Ricky Ponting, the most successful captain in 134 years of Test cricket, resigned as the Australian Test and one-day skipper on Tuesday but will continue as a batsman with the team.
The 36-year-old, who has led Australia in one day internationals since 2002 and Tests since 2004, has been under increasing pressure after an Ashes defeat to England and a quarter-final exit as defending champions at the World Cup.
“Today I’ve decided to stand down as captain of the Test team and the one-day team as of now,” he told a news conference at the Sydney Cricket Ground (SCG).
“The main reason for me is I think it’s the right time ... I wanted to make sure that I gave the next captain every opportunity I possibly could to make sure he has as much experience going forward in the next couple of big events that we will play.”

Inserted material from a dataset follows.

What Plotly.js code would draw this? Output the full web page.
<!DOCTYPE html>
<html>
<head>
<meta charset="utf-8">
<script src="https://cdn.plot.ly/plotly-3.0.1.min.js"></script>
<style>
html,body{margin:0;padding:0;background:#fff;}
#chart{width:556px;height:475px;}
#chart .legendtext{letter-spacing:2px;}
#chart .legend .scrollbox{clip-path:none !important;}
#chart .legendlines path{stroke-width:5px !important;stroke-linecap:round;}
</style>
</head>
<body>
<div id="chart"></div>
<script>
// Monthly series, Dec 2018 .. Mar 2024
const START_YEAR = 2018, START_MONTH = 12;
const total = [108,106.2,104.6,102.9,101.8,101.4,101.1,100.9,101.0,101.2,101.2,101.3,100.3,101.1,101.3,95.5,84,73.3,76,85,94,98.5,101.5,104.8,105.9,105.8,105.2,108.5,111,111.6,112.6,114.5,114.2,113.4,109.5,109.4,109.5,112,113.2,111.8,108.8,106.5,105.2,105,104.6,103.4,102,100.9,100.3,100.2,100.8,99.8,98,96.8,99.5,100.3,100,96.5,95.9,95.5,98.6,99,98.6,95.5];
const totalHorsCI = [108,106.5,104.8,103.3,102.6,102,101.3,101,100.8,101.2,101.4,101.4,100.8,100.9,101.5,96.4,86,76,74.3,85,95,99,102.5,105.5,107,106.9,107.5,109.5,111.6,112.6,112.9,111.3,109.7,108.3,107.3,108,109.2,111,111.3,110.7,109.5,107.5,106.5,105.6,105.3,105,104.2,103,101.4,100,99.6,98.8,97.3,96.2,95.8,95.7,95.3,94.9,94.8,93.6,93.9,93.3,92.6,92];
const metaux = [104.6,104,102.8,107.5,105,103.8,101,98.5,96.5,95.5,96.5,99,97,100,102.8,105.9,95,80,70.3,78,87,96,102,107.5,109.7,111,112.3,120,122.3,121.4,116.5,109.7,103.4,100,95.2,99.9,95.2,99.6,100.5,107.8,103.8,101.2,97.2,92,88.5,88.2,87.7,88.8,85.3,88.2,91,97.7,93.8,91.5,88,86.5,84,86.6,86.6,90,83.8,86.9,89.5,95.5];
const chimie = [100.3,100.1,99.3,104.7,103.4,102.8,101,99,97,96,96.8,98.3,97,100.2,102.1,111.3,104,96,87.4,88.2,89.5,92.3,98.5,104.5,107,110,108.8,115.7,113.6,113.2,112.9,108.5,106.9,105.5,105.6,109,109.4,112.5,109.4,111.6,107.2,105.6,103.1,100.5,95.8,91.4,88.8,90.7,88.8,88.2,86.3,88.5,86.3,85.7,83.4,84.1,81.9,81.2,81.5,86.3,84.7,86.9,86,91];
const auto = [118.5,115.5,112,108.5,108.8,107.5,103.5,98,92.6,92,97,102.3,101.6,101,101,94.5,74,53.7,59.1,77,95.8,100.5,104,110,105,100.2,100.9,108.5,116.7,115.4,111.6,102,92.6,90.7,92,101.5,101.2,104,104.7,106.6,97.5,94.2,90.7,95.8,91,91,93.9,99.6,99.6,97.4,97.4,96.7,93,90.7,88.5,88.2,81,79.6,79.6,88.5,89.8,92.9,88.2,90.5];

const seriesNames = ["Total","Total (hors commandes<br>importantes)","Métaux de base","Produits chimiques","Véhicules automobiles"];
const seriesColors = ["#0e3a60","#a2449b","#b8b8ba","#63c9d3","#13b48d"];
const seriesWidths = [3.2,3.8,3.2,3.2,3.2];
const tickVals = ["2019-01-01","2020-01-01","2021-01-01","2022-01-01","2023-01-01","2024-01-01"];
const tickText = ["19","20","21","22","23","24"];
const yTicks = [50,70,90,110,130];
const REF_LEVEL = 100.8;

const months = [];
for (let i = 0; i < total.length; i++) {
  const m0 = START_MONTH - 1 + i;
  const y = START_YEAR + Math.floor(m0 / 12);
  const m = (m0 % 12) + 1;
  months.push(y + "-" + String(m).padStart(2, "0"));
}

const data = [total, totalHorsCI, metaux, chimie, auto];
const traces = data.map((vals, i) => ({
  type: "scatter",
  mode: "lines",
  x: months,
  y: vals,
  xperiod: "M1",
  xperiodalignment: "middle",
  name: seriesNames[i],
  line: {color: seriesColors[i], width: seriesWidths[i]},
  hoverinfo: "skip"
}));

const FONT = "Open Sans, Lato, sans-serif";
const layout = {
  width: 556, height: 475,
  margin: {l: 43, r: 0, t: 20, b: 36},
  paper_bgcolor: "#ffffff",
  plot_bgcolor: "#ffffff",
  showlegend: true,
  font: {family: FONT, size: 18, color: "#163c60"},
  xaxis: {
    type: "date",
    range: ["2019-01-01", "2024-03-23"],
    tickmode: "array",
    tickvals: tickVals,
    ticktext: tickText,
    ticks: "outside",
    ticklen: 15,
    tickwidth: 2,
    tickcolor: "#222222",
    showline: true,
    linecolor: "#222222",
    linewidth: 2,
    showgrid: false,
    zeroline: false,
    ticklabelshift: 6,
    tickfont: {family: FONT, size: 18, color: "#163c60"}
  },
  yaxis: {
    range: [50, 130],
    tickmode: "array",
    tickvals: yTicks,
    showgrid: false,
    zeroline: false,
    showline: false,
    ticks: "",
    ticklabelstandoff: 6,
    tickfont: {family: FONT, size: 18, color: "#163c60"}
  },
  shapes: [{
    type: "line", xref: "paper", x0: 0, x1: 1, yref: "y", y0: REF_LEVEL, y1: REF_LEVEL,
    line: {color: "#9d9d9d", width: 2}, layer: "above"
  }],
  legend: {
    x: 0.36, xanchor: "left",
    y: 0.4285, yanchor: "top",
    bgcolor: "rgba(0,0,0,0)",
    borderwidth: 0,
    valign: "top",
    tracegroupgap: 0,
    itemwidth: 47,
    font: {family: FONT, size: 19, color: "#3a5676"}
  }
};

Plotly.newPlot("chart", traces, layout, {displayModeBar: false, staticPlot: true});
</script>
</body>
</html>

“I will continue to play and am available for both the one day and test teams,” he said earlier in a statement.
While Ponting’s batting record brooks no argument, his captaincy has often been criticised as Australia has declined as a force in world cricket, with three Ashes series defeats to England in particular damaging his reputation.

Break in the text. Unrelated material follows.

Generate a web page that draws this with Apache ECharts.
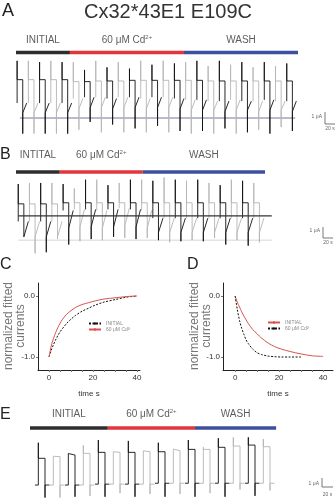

Australia went to the World Cup as double defending champions but returned home after defeat to India in the last eight, their unbeaten run of matches in the tournament having been ended at 34 by Pakistan in the group stage.
On his return to Australia at the weekend, Ponting acknowledged the pressure on him and said he would consider his position before the squad to tour Bangladesh was announced on Wednesday.

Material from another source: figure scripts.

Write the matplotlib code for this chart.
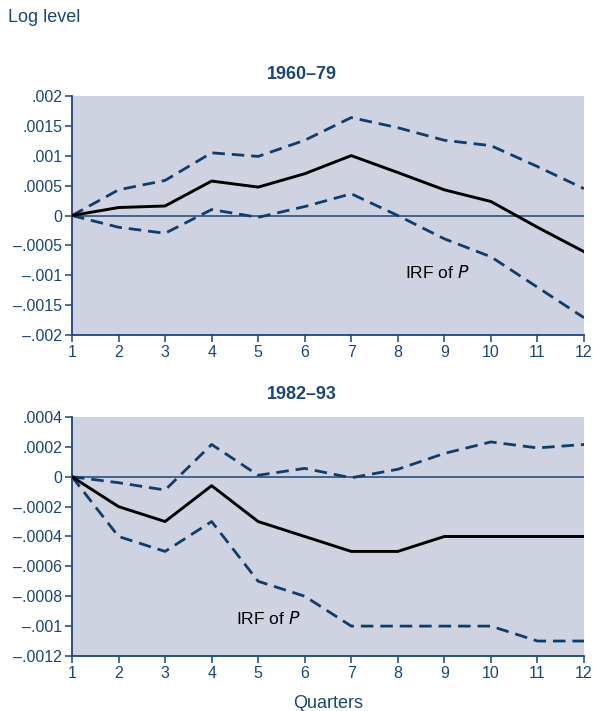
import matplotlib
matplotlib.use("Agg")
import matplotlib.pyplot as plt
from matplotlib.ticker import FuncFormatter

quarters = list(range(1, 13))

# 1960-79 panel
irf_6079 = [0, 0.000134, 0.00016, 0.000577, 0.000476, 0.0007, 0.001003,
            0.00072, 0.00043, 0.000235, -0.000196, -0.000605]
upper_6079 = [0, 0.00043, 0.000588, 0.00105, 0.00099, 0.00126, 0.00164,
              0.00147, 0.00126, 0.00117, 0.00082, 0.00045]
lower_6079 = [0, -0.000196, -0.000297, 0.0001, -0.00003, 0.00015, 0.000364,
              0.0, -0.00039, -0.00069, -0.0012, -0.00171]

# 1982-93 panel
irf_8293 = [0, -0.0002, -0.0003, -0.00006, -0.0003, -0.0004, -0.0005,
            -0.0005, -0.0004, -0.0004, -0.0004, -0.0004]
upper_8293 = [0, -0.00004, -0.000089, 0.000216, 0.00001, 0.000056, -0.000007,
              0.00005, 0.000156, 0.000233, 0.000193, 0.000216]
lower_8293 = [0, -0.0004, -0.0005, -0.0003, -0.0007, -0.0008, -0.001,
              -0.001, -0.001, -0.001, -0.0011, -0.0011]

yticks_6079 = [0.002, 0.0015, 0.001, 0.0005, 0, -0.0005, -0.001, -0.0015, -0.002]
yticks_8293 = [0.0004, 0.0002, 0, -0.0002, -0.0004, -0.0006, -0.0008, -0.001, -0.0012]

NAVY = "#1b4677"
DASH = "#0f3d6b"
BG = "#cfd2e0"

plt.rcParams["font.family"] = ["Liberation Sans", "DejaVu Sans"]


def fmt(v, pos=None):
    if abs(v) < 1e-12:
        return "0"
    s = ("%.4f" % abs(v)).rstrip("0")
    s = s[1:] if s.startswith("0") else s
    return ("\u2013" + s) if v < 0 else s


def panel(ax, title, irf, upper, lower, yticks, label_xy):
    ax.set_facecolor(BG)
    ax.axhline(0, color=NAVY, lw=1.1, zorder=1)
    ax.plot(quarters, upper, color=DASH, lw=2.0, ls=(0, (4.5, 2.5)), zorder=2)
    ax.plot(quarters, lower, color=DASH, lw=2.0, ls=(0, (4.5, 2.5)), zorder=2)
    ax.plot(quarters, irf, color="black", lw=2.1, zorder=3)
    ax.set_xlim(1, 12)
    ax.set_ylim(min(yticks), max(yticks))
    ax.set_xticks(quarters)
    ax.set_yticks(yticks)
    ax.yaxis.set_major_formatter(FuncFormatter(fmt))
    for side in ("top", "right"):
        ax.spines[side].set_visible(False)
    for side in ("left", "bottom"):
        ax.spines[side].set_color(NAVY)
        ax.spines[side].set_linewidth(1.3)
    ax.tick_params(direction="out", length=5, width=1.1, color=NAVY,
                   labelcolor=NAVY, labelsize=11.5, pad=2)
    ax.text(label_xy[0], label_xy[1], "IRF of $\\it{P}$", fontsize=12.5,
            color="black", va="center")
    # panel title sits slightly left of the axes centre
    fig.text(0.509, ax.get_position().y1 + 0.031, title, fontsize=13,
             fontweight="bold", color=NAVY, ha="center", va="center")


fig = plt.figure(figsize=(5.93, 7.11), dpi=100)
ax1 = fig.add_axes([0.1214, 0.5288, 0.8634, 0.3361])
ax2 = fig.add_axes([0.1214, 0.0774, 0.8634, 0.3361])

panel(ax1, "1960\u201379", irf_6079, upper_6079, lower_6079, yticks_6079, (8.15, -0.00095))
panel(ax2, "1982\u201393", irf_8293, upper_8293, lower_8293, yticks_8293, (4.52, -0.00095))

fig.text(0.013, 0.975, "Log level", fontsize=13, color=NAVY, va="center")
fig.text(0.553, 0.011, "Quarters", fontsize=13, color=NAVY, ha="center", va="center")

fig.savefig("out.png", dpi=100)
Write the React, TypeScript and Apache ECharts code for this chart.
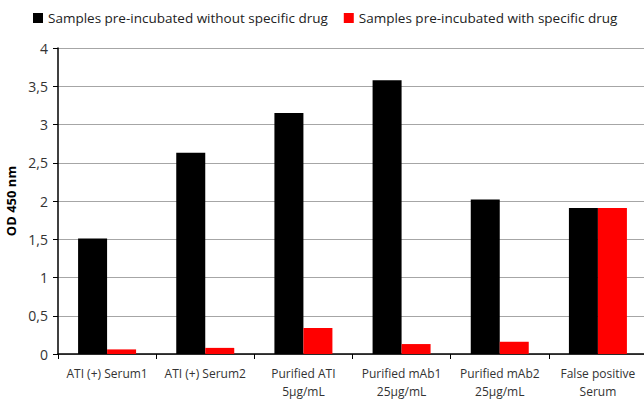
import React, { useEffect, useRef } from "react";
import * as echarts from "echarts";

const categories = [
  "ATI (+) Serum1",
  "ATI (+) Serum2",
  "Purified ATI\n5µg/mL",
  "Purified mAb1\n25µg/mL",
  "Purified mAb2\n25µg/mL",
  "False positive\nSerum",
];
const seriesNames = [
  "Samples pre-incubated without specific drug",
  "Samples pre-incubated with specific drug",
];
const withoutDrug = [1.51, 2.63, 3.15, 3.58, 2.02, 1.91];
const withDrug = [0.06, 0.08, 0.34, 0.13, 0.16, 1.91];

export default function App() {
  const ref = useRef<HTMLDivElement>(null);
  useEffect(() => {
    if (!ref.current) return;
    const chart = echarts.init(ref.current, null, { renderer: "svg" });
    const font = "'Open Sans', 'Noto Sans', sans-serif";
    chart.setOption({
      animation: false,
      textStyle: { fontFamily: font },
      legend: {
        top: 6,
        left: 28,
        itemWidth: 10,
        itemHeight: 10,
        itemGap: 16,
        icon: "rect",
        textStyle: { fontSize: 13.5, color: "#222", fontFamily: font },
        data: seriesNames,
      },
      grid: {
        left: 58,
        right: -3,
        top: 48,
        bottom: 46,
        containLabel: false,
        outerBoundsMode: "none",
      },
      xAxis: {
        type: "category",
        data: categories,
        axisLine: { lineStyle: { color: "#000", width: 1.5 } },
        axisTick: { show: true, length: 5, lineStyle: { color: "#000" } },
        axisLabel: {
          fontSize: 12,
          color: "#333",
          fontFamily: font,
          interval: 0,
          margin: 10,
          lineHeight: 18,
        },
      },
      yAxis: {
        type: "value",
        min: 0,
        max: 4,
        interval: 0.5,
        name: "OD 450 nm",
        nameLocation: "middle",
        nameGap: 40,
        nameTextStyle: { fontSize: 13, fontWeight: "bold", color: "#000", fontFamily: font },
        axisLine: { show: true, lineStyle: { color: "#000", width: 1.5 } },
        axisTick: { show: true, length: 5, lineStyle: { color: "#000" } },
        axisLabel: {
          fontSize: 14,
          color: "#333",
          fontFamily: font,
          margin: 10,
          formatter: (v: number) => String(v).replace(".", ","),
        },
        splitLine: { lineStyle: { color: "#a6a6a6", width: 1 } },
      },
      series: [
        {
          name: seriesNames[0],
          type: "bar",
          data: withoutDrug,
          barWidth: 29,
          barGap: "0%",
          itemStyle: { color: "#000" },
        },
        {
          name: seriesNames[1],
          type: "bar",
          data: withDrug,
          barWidth: 29,
          itemStyle: { color: "#ff0000" },
        },
      ],
    });
    return () => chart.dispose();
  }, []);
  return (
    <div
      ref={ref}
      style={{ position: "fixed", left: 0, top: 0, width: 644, height: 400, background: "#fff" }}
    />
  );
}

Ponting bucked a poor run of form to hit a defiant century in the quarter-final defeat to India in Ahmedabad, which will only have increased his determination to continue playing international cricket.
Michael Clarke, who stood in for the injured Ponting in the final Ashes Test and for the one-day series against England that followed it, is expected to replace his mentor as skipper.
Australia will play three one-dayers in Bangladesh next month with trips to Sri Lanka and South Africa scheduled for later in the southern hemisphere winter.